Of course, we know it will, and that’s half the fun, knowing that the hero will triumph against the bad guys no matter what they throw at him or her (though testosterone still rules the espionage roost much of the time) and we can all breathe a sigh of relief that people of the calbre of the hero are there, and have our backs firmly in sight.
One such hero is Tom Clancy’s Jack Ryan, a character who emerged in a seemingly endless series of books known as the Ryanverse, and who has gone to star in a series of adaptations starring five actors, the latest of whom is John Krasinski, who also serves as executive producer in the latest season of a show, the fourth and final season of which debut sometime in 2023.
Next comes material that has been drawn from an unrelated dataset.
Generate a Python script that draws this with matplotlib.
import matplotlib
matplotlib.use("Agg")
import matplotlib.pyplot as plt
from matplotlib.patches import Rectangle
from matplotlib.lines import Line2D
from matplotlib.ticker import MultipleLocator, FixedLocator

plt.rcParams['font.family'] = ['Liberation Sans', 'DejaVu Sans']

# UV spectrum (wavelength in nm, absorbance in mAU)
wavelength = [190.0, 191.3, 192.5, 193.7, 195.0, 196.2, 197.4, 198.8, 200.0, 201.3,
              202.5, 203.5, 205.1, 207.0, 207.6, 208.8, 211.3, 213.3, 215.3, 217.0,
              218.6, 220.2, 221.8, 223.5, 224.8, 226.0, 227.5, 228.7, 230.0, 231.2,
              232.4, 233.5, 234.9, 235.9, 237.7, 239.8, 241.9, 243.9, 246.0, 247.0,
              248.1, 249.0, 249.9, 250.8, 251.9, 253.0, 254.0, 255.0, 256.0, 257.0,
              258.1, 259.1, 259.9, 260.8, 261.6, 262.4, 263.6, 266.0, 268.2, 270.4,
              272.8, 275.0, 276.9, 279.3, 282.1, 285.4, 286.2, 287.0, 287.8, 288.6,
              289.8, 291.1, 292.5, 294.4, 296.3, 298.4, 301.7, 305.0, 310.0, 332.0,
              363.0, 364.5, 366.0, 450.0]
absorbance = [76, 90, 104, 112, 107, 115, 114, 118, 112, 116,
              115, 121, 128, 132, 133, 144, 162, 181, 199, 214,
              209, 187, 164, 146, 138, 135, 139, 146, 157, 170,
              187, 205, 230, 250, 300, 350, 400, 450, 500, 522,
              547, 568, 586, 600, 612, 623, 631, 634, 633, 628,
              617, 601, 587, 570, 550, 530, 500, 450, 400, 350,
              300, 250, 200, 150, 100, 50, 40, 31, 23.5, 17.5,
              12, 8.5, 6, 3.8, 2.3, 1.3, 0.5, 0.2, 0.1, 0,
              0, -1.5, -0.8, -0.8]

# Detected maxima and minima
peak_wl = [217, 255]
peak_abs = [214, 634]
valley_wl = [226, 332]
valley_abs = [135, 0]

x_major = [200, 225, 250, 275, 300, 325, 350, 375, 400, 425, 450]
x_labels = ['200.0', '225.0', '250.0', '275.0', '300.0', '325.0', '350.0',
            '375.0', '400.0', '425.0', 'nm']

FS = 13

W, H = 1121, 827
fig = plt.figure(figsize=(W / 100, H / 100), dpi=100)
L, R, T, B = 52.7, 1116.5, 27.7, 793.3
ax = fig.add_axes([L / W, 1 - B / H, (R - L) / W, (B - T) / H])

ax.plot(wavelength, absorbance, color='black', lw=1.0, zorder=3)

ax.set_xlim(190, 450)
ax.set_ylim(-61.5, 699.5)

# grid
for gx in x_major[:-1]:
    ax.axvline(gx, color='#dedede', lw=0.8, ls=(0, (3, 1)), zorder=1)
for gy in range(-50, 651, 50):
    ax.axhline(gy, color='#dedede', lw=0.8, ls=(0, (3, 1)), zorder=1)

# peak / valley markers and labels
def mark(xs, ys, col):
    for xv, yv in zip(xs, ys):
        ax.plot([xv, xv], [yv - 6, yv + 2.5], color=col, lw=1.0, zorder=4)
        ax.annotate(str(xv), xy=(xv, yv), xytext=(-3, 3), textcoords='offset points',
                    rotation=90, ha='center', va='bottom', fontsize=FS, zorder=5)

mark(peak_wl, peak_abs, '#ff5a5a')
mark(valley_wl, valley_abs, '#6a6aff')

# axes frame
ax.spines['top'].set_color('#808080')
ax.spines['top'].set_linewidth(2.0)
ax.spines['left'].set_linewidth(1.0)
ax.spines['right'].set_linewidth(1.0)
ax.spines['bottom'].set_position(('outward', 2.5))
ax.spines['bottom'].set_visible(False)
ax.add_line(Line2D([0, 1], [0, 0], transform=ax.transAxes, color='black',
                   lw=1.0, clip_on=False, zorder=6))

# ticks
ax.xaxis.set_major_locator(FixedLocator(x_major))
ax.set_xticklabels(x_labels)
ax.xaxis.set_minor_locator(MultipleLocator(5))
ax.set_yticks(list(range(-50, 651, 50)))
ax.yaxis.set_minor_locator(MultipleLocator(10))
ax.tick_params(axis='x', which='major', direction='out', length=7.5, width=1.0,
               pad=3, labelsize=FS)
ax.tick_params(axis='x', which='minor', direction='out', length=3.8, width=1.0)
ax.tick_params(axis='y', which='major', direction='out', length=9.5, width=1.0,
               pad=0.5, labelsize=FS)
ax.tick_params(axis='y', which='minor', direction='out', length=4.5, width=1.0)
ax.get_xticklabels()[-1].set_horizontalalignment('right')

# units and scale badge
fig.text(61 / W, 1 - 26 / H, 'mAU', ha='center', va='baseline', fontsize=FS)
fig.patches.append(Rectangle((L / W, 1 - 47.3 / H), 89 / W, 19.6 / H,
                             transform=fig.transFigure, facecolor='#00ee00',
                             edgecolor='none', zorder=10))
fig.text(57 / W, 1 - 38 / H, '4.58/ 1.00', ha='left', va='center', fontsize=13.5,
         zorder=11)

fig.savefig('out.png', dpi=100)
While anchored in a real world of political machinations, diplomatic sleight-of-hands and espionage crosses and double-crosses, Jack Ryan’s chief claim to entertaining fame is that it delivers up a hero who might be in real trouble from time to time, but who always manages to come out on top, saving the day and earning the gratitude of a grateful world (well, the ones allowed to know about what he’s done, anyway) in the process.
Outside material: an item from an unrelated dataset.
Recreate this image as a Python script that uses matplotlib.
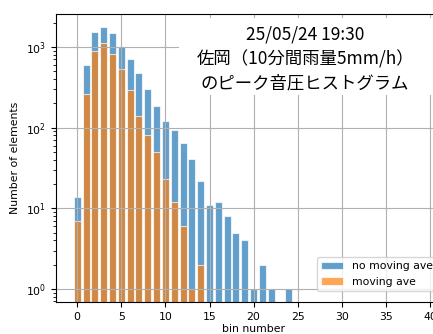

In season three of the series, which premiered 21 December just before peak Christmas viewing time, Jack Ryan takes on what is a routine job in his highly-charged world which is to stop a rogue group of Russians from bringing back the glory days of the Soviet Union and bringing back a reputedly small and timid monster that once geopolitically scared the world to its once terrifying glory.
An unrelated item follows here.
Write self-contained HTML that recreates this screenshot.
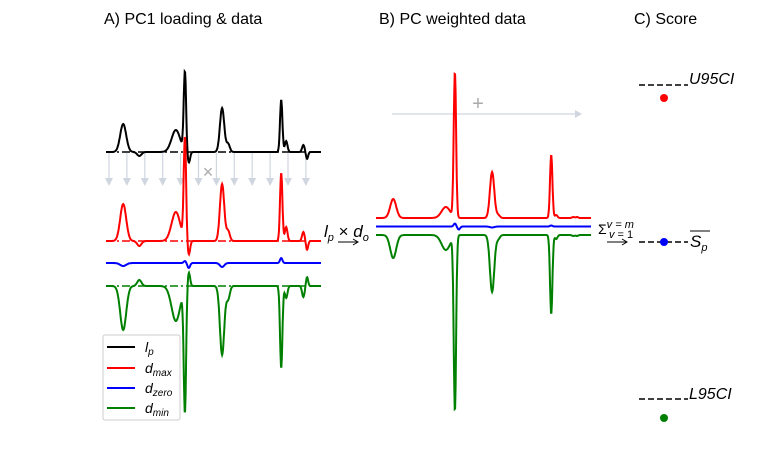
<!DOCTYPE html>
<html><head><meta charset="utf-8"><style>
html,body{margin:0;padding:0;background:#fff;}
svg{display:block;font-family:"Liberation Sans","DejaVu Sans",sans-serif;}
</style></head><body>
<svg id="fig" width="767" height="474" viewBox="0 0 767 474">
<text x="104" y="24" font-size="16">A) PC1 loading &amp; data</text>
<text x="379" y="24" font-size="16">B) PC weighted data</text>
<text x="634" y="24" font-size="16">C) Score</text>
<g id="gA"></g>
<g id="gB"></g>
<text x="478" y="110" font-size="20" fill="#aaa" text-anchor="middle">+</text>
<text x="208" y="178" font-size="18" fill="#aaa" text-anchor="middle">×</text>
<g>
<text x="324" y="237" font-size="17" font-style="italic">l<tspan font-size="11" dy="4">p</tspan><tspan dy="-4" font-style="normal"> × </tspan>d<tspan font-size="11" dy="4">o</tspan></text>
<line x1="338" y1="242" x2="358" y2="242" stroke="#000" stroke-width="1"/><path d="M353,239 L358,242 L353,245" fill="none" stroke="#000"/>
</g>
<g>
<text x="598" y="234" font-size="14">Σ<tspan font-size="11" font-style="italic" dy="-6">v = m</tspan><tspan font-size="11" x="609" dy="10"><tspan font-style="italic">v</tspan> = 1</tspan></text>
<line x1="607" y1="242" x2="627" y2="242" stroke="#000" stroke-width="1"/><path d="M622,239 L627,242 L622,245" fill="none" stroke="#000"/>
</g>
<g id="gC">
<line x1="639" y1="85" x2="688" y2="85" stroke="#000" stroke-width="1.5" stroke-dasharray="6,3"/>
<text x="689" y="84" font-size="16" font-style="italic">U95CI</text>
<circle cx="664" cy="98" r="4" fill="red"/>
<line x1="639" y1="242" x2="688" y2="242" stroke="#000" stroke-width="1.5" stroke-dasharray="6,3"/>
<circle cx="664" cy="242" r="4" fill="blue"/>
<text x="690" y="247" font-size="17" font-style="italic">S<tspan font-size="11" dy="4">p</tspan></text>
<line x1="690" y1="231" x2="710" y2="231" stroke="#000" stroke-width="1"/>
<line x1="639" y1="399" x2="688" y2="399" stroke="#000" stroke-width="1.5" stroke-dasharray="6,3"/>
<text x="689" y="399" font-size="16" font-style="italic">L95CI</text>
<circle cx="664" cy="418" r="4" fill="green"/>
</g>
<g>
<rect x="103" y="335" width="77" height="85" fill="#fff" fill-opacity="0.85" stroke="#ccc" rx="2"/>
<line x1="107" y1="347" x2="135" y2="347" stroke="#000" stroke-width="2"/><text x="145" y="352" font-size="14" font-style="italic">l<tspan font-size="10" dy="3">p</tspan></text>
<line x1="107" y1="368" x2="135" y2="368" stroke="red" stroke-width="2"/><text x="145" y="373" font-size="14" font-style="italic">d<tspan font-size="10" dy="3">max</tspan></text>
<line x1="107" y1="388" x2="135" y2="388" stroke="blue" stroke-width="2"/><text x="145" y="393" font-size="14" font-style="italic">d<tspan font-size="10" dy="3">zero</tspan></text>
<line x1="107" y1="408" x2="135" y2="408" stroke="green" stroke-width="2"/><text x="145" y="413" font-size="14" font-style="italic">d<tspan font-size="10" dy="3">min</tspan></text>
</g>
</svg>
<script>
// Peak data (positions as fraction of spectral axis, heights in arbitrary units, widths)
const peakPos   = [0.08, 0.155, 0.325, 0.367, 0.385, 0.540, 0.568, 0.815, 0.838, 0.918, 0.935];
const peakWidth = [0.014, 0.010, 0.020, 0.0055, 0.006, 0.010, 0.008, 0.0055, 0.006, 0.006, 0.005];
const loadingH  = [28, -4, 22, 79, -11, 44, 8, 52, 11, 7, -7];
const dmaxH     = [37, -5, 29, 102, -14, 57, 10, 68, 14, 9, -9];
const dzeroH    = [-3, 0, 0, 2, -5, -4, 0, 5, 0, 0, 0];
const dminH     = [-44, 6, -35, -124, 14, -69, -13, -82, -12, -11, 9];
const wMaxH     = [19, 0, 11, 145, 0, 46, 3, 63, 3, 1, 1];
const wZeroH    = [0, 0, 0, 3, -3, -1, 0, 1, 0, 0, 0];
const wMinH     = [-23, 0, -15, -175, 0, -57, -4, -79, -4, -1, -1];

const NS="http://www.w3.org/2000/svg";
function xScale(f,x0,x1){return x0+f*(x1-x0);}
function spectrum(h){
  const pts=[];
  for(let i=0;i<=500;i++){const f=i/500;let v=0;
    for(let k=0;k<peakPos.length;k++){const d=(f-peakPos[k])/peakWidth[k];v+=h[k]*Math.exp(-0.5*d*d);}
    pts.push([f,v]);}
  return pts;
}
function drawSeries(g,h,base,color,x0,x1,name){
  const p=document.createElementNS(NS,'path');
  p.setAttribute('d',spectrum(h).map((q,i)=>(i?'L':'M')+xScale(q[0],x0,x1).toFixed(1)+','+(base-q[1]).toFixed(1)).join(''));
  p.setAttribute('fill','none');p.setAttribute('stroke',color);p.setAttribute('stroke-width','2');
  
  
  g.appendChild(p);
}
function baseline(g,y,color,x0,x1,name){
  const l=document.createElementNS(NS,'line');
  l.setAttribute('x1',x0);l.setAttribute('x2',x1);l.setAttribute('y1',y);l.setAttribute('y2',y);
  l.setAttribute('stroke',color);l.setAttribute('stroke-width','1.5');l.setAttribute('stroke-dasharray','8,3,2,3');
  
  
  g.appendChild(l);
}
const gA=document.getElementById('gA'), gB=document.getElementById('gB');
for(let i=0;i<12;i++){
  const x=109+i*17.9;
  const a=document.createElementNS(NS,'g');
  
  
  a.innerHTML=`<line x1="${x}" y1="153" x2="${x}" y2="179" stroke="#d0d6e0" stroke-width="1.2"/><path d="M${x-4},178 L${x+4},178 L${x},186 Z" fill="#d0d6e0"/>`;
  gA.appendChild(a);
}
baseline(gA,152,'#000',106,321,'loading-baseline');
baseline(gA,241,'red',106,321,'dmax-baseline');
baseline(gA,286,'green',106,321,'dmin-baseline');
drawSeries(gA,loadingH,152,'#000',106,321,'loading-line');
drawSeries(gA,dmaxH,241,'red',106,321,'dmax-line');
drawSeries(gA,dzeroH,263,'blue',106,321,'dzero-line');
drawSeries(gA,dminH,286,'green',106,321,'dmin-line');
const ar=document.createElementNS(NS,'g');


ar.innerHTML='<line x1="392" y1="114" x2="577" y2="114" stroke="#d0d6e0" stroke-width="1.2"/><path d="M575,110 L582,114 L575,118 Z" fill="#d0d6e0"/>';
gB.appendChild(ar);
drawSeries(gB,wMaxH,218,'red',376,591,'weighted-dmax-line');
drawSeries(gB,wZeroH,226.5,'blue',376,591,'weighted-dzero-line');
drawSeries(gB,wMinH,235,'green',376,591,'weighted-dmin-line');
</script>
</body></html>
While Jack is initially successful, the threat posed by these ultra-nationalist true believers is bigger, deadlier and more expansive that anyone first realises, and so begins a race against an atomic clock which is all set to start a great, big, messy war between the USA and revived-by-forced Russia.
It’s impossible to give away too much of the plot without venturing deep into spoiler territory, which literally occupies the territories of countries like Greece, Russia and the Czech Republic at one point or another – while the show doesn’t cover the globe in the same way as say the Bond or Bourne franchises, it skips merrily and without a hint of passport control across national boundaries – but suffice to say that Jack Ryan builds an ever more complex weave of intrigue and derring-do in its quest to save the world from those who wish to imperil it for their own ends.
The appeal of a show like Jack Ryan is that it takes unpredictable political scenarios over which we have no control and a chaotically terrifying world which pays no heed to our need for safety and security, and gives them a solid sense of justice served and the neat endings tied up.
We walk away with a satisfying feeling that while ageing superpowers may invade neighbours with impunity – interestingly in this season, Russia moves its troops through Ukraine to the Slovakian border with little to no trouble, something which has manifestly not happened in the real world, thankfully – and those with a geopolitical axe to grind may move political and diplomatic chess pieces around with no ill effect (well, until Jack gets to them anyway), that the Right Thing will be done in the end.
In this happily logical world, people such as Czech President Alena Kovac (Nina Hoss) listen to reason at just the right moment to arguments conveyed by the likes of Ryan’s onetime boss James Greer (Wendell Pierce), super ambitious CIA operative Elizabeth Wright (Betty Gabriel) and even ageing Russian spy master Luka Goncharov (James Cosmo), their belated actions resulting in just the right turn of events taking place just in the nick of time to prevent certain disaster.
While it’s all gloriously over the top with the US and Russian presidents apparently unable to pick up the phone to each other, and Jack able to waltz around, even when he’s being hunted by an array of people out to get him and stop his campaign to halt the baddies in their path, a show like Jack Ryan works because it suspends belief to such an extent that you simply acquiesce and go along with it.
That willingess to kick any consideration for geopolitical realities to the kerb is all through season three with sane and rational deliberations cast wilfully aside in pursuit of a need to make the action as thrillingly intense as humanly possible.
While you may baulk at the Czech President dropping protocol to sneak through the Kremlin tunnels for a furtive meeting with her Russian counterpart (who is no Putin and one of the sane souls who averts the world going down the nuclear drain) or Jack being able to fall out of helicopters or be bashed on trains without any apparent deleterious effect (beyond the need for a bandaid or two), you will fall fully and completely into the idea that the worst things the political world can throw at us can be fixed, that political excess and ultra-nationalist planning can come to nought, and that events conspired to end the world can be thwarted by one man with a mind, heart and willingness to do what needs to be done, repercussions be damned.
While it’s palpably true that Jack Ryan is not exactly out-of-the-box original and joins a long line of super successful espionage heroes defying the odds, he is excitingly and enticingly executed, particulary by Krasinski, with such a beguiling mix of human vulnerability and yet earnestly brash certainty, that you welcome him into your viewing arms as he proves, in defiance of a real world which reluctantly fights back only if there is political benefit to be had, that the bad guys will come to nothing, that nefarious plots can be foiled and that our broken, fallen, irredeembaly damaged world can be saved and we can breathe that sense of relief we have desperate to expel for much of our geopolitically-engendered, anxiety-plagued life.